● Data entries:
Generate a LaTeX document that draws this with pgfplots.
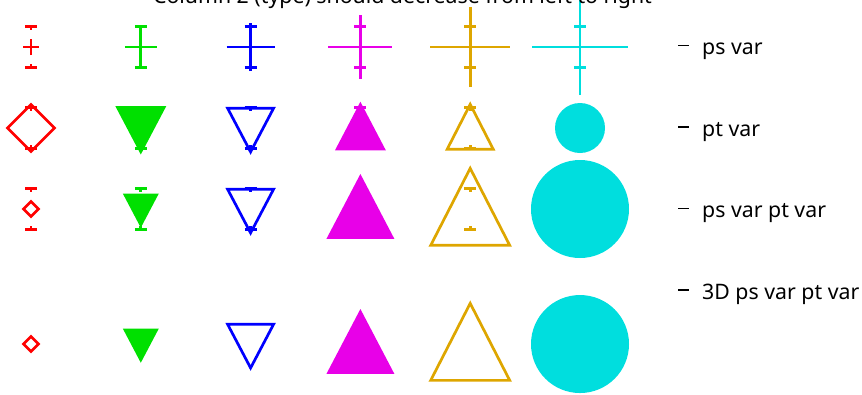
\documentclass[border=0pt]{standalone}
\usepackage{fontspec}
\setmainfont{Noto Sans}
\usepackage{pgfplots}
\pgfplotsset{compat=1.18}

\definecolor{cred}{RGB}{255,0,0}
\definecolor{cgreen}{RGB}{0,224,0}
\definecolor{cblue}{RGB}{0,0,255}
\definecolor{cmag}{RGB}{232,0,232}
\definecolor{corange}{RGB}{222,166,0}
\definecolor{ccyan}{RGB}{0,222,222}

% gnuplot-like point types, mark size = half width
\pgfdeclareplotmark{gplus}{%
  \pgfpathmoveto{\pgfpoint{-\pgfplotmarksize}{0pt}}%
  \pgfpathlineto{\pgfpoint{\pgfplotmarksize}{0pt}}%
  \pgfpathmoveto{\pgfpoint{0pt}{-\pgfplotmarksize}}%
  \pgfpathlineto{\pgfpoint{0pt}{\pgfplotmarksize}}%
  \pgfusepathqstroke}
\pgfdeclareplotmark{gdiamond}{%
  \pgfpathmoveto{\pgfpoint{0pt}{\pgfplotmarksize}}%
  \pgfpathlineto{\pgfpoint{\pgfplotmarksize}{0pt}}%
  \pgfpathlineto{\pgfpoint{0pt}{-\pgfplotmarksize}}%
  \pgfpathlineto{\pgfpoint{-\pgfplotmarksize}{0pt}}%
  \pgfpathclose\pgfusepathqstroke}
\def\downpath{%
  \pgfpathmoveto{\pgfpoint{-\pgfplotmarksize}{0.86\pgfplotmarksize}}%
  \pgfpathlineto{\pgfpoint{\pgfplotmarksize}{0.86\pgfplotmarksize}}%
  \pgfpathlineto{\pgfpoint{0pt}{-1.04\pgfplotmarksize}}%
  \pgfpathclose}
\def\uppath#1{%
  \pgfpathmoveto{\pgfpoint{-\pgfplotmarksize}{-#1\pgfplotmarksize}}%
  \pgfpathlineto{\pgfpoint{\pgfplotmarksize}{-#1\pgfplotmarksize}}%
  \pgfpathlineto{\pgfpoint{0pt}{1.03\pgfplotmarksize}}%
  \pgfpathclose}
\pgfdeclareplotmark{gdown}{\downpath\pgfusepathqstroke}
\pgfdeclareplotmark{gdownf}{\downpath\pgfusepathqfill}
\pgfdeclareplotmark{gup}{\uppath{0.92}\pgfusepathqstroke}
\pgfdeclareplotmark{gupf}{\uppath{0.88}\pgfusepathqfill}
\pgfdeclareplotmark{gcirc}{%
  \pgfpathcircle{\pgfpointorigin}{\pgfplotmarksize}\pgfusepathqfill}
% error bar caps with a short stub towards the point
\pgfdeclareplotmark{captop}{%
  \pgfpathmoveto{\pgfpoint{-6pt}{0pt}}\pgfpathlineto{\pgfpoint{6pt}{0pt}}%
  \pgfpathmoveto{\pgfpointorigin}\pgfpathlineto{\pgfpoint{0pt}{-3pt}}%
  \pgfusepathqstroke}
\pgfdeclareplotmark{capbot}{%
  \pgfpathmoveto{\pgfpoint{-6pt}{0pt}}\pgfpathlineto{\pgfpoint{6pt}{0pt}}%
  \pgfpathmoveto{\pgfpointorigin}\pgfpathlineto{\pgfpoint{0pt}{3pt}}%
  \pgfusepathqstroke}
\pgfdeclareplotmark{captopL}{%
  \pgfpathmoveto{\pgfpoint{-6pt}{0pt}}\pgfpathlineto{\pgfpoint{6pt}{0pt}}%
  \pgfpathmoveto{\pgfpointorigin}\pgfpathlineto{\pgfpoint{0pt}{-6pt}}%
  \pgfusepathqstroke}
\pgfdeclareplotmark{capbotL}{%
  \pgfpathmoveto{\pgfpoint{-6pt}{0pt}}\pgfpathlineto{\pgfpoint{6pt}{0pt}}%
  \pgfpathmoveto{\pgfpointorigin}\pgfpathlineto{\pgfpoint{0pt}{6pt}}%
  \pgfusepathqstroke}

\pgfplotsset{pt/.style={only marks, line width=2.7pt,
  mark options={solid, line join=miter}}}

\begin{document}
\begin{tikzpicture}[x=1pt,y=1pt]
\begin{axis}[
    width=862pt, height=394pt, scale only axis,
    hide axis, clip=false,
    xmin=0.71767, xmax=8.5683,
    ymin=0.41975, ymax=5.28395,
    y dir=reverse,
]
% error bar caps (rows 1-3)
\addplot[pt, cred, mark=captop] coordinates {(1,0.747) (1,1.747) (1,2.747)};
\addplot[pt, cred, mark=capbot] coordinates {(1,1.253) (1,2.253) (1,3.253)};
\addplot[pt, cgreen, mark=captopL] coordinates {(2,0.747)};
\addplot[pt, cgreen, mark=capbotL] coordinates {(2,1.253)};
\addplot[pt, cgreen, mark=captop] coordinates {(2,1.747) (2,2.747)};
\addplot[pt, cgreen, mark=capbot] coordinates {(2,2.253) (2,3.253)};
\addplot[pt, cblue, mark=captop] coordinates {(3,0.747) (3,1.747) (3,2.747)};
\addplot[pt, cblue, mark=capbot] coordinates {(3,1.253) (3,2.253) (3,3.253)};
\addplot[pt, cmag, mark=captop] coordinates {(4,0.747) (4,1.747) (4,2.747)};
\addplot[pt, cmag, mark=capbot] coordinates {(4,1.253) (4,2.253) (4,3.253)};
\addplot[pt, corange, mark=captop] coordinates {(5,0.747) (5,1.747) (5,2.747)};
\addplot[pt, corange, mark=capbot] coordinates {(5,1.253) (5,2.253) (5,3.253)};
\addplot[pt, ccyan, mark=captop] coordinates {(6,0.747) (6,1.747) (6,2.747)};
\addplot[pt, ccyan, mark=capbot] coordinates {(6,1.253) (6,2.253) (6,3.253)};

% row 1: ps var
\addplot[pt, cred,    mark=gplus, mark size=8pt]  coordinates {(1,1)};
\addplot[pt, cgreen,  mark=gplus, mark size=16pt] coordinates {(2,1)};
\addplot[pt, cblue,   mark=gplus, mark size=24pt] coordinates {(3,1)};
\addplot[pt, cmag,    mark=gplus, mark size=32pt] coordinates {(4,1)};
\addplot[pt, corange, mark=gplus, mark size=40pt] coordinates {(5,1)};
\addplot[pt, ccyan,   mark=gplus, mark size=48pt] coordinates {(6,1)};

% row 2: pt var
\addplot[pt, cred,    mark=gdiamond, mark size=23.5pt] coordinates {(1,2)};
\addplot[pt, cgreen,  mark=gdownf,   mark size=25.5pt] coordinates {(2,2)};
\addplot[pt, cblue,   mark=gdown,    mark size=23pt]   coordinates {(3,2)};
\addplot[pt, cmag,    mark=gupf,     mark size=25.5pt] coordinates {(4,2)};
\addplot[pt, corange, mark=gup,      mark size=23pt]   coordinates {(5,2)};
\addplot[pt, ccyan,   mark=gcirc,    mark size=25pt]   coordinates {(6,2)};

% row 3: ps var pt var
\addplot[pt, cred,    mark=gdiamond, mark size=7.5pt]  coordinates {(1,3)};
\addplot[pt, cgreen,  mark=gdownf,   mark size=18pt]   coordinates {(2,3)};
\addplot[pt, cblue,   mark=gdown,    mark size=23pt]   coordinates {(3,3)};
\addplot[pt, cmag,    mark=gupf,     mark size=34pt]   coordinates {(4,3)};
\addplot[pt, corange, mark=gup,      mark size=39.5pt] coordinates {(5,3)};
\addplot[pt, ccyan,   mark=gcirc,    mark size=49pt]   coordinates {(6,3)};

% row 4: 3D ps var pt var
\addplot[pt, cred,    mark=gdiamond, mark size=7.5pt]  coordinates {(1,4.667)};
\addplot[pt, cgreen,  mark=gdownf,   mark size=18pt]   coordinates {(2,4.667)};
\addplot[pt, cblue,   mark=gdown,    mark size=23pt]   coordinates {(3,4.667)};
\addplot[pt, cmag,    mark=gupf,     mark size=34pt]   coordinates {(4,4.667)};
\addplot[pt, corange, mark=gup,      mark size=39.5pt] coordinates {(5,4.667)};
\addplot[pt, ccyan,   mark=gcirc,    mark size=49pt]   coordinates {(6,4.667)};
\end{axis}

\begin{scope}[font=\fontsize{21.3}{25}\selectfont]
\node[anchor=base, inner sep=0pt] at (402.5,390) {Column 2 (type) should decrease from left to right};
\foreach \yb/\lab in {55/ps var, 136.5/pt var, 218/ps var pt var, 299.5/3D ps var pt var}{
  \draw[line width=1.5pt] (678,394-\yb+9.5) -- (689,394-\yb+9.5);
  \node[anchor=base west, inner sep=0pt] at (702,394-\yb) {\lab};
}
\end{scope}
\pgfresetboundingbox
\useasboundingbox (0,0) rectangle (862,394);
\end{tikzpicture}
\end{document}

==

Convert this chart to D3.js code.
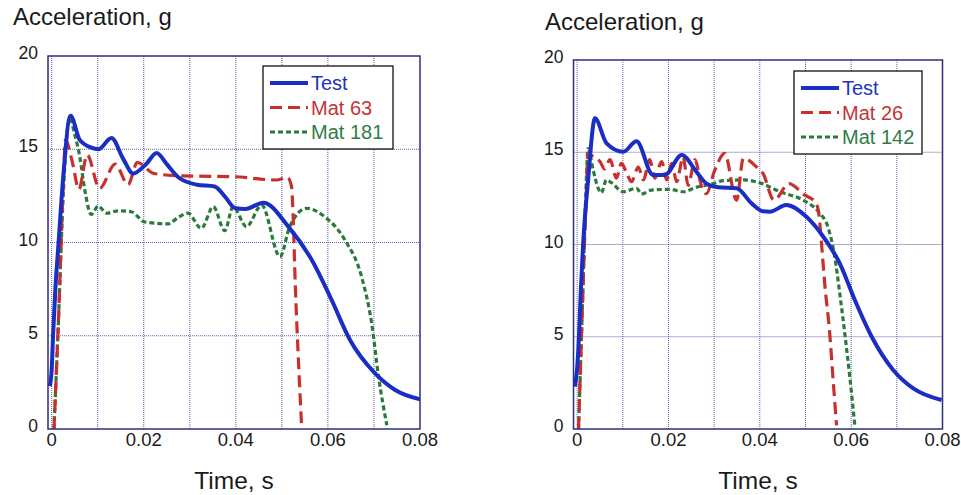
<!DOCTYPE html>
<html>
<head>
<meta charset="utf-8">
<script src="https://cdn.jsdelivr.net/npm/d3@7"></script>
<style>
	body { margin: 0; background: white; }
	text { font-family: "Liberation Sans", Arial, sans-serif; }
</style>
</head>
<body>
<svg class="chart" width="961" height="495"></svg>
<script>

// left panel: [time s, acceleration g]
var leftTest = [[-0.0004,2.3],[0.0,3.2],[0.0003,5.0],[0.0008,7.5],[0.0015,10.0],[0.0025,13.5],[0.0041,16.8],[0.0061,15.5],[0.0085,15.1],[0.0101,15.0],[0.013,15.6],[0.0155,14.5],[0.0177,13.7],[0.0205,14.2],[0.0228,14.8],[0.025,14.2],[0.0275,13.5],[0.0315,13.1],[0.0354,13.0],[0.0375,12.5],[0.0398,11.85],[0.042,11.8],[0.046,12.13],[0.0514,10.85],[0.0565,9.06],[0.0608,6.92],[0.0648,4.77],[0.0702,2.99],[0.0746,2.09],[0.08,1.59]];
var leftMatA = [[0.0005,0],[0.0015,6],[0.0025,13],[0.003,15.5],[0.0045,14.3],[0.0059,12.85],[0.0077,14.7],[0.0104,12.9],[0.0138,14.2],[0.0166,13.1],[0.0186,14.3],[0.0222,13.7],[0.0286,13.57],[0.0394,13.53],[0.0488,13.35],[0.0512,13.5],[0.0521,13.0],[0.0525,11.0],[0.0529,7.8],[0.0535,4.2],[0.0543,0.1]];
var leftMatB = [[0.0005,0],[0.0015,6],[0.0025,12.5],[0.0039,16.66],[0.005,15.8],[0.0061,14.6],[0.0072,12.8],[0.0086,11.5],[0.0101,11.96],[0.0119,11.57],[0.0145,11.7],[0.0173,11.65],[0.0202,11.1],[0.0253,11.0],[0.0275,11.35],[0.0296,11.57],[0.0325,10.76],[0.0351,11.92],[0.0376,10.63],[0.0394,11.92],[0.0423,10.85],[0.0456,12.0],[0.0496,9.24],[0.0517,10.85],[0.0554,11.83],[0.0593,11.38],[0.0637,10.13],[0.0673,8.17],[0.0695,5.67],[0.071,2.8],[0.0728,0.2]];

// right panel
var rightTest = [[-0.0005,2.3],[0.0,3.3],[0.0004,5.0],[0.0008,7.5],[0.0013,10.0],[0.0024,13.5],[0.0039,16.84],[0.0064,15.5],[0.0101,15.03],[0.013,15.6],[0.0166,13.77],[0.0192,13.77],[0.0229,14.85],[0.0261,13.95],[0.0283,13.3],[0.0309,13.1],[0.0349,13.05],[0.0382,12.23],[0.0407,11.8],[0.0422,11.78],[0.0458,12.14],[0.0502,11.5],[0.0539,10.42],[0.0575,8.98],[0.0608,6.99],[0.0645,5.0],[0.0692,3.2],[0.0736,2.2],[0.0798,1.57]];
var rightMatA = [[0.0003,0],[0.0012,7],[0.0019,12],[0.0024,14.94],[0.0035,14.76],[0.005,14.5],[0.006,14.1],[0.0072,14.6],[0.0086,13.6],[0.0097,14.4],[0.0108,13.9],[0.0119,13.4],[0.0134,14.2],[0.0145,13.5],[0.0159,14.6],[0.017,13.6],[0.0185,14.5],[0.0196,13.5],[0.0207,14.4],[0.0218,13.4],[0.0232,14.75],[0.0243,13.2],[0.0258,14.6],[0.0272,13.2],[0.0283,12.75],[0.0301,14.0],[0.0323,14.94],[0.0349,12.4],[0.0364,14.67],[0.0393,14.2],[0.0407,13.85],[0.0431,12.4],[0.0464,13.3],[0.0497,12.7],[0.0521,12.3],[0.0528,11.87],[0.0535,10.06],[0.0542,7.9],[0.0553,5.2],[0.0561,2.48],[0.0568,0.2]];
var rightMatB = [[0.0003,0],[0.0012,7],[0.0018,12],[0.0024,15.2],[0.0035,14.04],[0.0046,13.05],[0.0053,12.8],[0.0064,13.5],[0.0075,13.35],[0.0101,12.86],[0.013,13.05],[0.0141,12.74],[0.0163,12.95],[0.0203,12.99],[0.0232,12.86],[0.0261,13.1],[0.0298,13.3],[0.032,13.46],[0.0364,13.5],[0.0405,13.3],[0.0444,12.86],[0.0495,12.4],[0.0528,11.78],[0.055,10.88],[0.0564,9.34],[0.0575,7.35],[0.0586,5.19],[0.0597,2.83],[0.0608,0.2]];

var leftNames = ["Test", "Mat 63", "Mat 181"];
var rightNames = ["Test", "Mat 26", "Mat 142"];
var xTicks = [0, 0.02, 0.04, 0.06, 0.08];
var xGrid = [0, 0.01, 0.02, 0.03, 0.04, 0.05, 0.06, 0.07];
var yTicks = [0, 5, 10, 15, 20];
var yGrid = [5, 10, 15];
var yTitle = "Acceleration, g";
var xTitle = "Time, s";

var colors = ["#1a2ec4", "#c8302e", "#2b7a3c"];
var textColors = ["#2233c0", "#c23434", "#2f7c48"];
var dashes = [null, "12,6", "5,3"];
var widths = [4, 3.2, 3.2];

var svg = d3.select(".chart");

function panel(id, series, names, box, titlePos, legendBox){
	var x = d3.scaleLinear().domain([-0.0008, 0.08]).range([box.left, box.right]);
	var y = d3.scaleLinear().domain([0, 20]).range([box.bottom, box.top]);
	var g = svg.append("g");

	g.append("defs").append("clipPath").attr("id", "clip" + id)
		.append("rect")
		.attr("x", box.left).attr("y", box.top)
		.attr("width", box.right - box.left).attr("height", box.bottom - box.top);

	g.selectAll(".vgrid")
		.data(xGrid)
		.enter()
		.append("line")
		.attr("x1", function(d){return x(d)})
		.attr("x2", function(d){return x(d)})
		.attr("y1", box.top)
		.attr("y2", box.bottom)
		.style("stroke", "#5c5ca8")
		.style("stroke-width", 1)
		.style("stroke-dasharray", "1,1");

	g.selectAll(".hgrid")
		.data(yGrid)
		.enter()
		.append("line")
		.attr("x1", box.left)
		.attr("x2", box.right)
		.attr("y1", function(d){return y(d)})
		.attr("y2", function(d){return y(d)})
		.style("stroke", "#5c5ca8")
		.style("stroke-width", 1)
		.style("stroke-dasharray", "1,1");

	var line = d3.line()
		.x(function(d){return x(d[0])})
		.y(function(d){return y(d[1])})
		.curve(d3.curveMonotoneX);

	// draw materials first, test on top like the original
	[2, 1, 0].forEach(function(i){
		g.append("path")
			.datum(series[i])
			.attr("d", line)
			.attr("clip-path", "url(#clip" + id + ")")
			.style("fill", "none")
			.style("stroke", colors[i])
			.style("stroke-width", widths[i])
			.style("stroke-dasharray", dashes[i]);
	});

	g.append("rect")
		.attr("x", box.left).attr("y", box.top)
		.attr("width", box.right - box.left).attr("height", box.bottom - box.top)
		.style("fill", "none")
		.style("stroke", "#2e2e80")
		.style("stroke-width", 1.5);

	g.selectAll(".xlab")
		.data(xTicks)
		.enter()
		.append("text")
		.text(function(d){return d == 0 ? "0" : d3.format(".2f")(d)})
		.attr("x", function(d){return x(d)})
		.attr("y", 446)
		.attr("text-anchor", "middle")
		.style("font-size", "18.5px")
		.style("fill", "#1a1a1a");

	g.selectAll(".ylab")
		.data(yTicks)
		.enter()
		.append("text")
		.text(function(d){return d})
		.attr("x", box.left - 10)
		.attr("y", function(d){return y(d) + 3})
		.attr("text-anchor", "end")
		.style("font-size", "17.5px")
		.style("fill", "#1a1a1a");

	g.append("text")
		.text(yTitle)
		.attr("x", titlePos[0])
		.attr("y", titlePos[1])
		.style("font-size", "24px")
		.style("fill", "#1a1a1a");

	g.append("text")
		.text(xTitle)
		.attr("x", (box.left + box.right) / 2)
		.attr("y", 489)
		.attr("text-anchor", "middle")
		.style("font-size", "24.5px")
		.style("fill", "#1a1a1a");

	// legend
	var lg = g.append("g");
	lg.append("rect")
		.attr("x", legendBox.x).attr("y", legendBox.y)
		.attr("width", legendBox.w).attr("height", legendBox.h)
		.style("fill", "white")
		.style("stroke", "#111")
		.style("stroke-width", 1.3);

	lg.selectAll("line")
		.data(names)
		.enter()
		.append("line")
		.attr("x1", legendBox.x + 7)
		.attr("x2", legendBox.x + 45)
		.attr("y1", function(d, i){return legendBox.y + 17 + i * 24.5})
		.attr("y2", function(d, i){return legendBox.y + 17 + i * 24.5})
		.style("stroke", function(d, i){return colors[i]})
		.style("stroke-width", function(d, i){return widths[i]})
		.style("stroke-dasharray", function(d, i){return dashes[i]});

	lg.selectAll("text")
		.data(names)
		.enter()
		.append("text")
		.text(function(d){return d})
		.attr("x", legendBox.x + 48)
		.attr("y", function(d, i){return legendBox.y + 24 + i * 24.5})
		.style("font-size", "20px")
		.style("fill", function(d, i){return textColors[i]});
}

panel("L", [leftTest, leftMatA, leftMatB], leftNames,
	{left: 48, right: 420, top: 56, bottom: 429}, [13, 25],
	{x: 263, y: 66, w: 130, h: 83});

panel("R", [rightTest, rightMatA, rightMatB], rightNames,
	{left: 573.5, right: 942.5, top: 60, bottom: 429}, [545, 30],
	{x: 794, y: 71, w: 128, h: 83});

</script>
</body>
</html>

● What you are asked to do: Using the listing, copy every line where the word "with" shows up.

● Result of this task:
Generate a LaTeX document that draws this with pgfplots.
% error bar caps with a short stub towards the point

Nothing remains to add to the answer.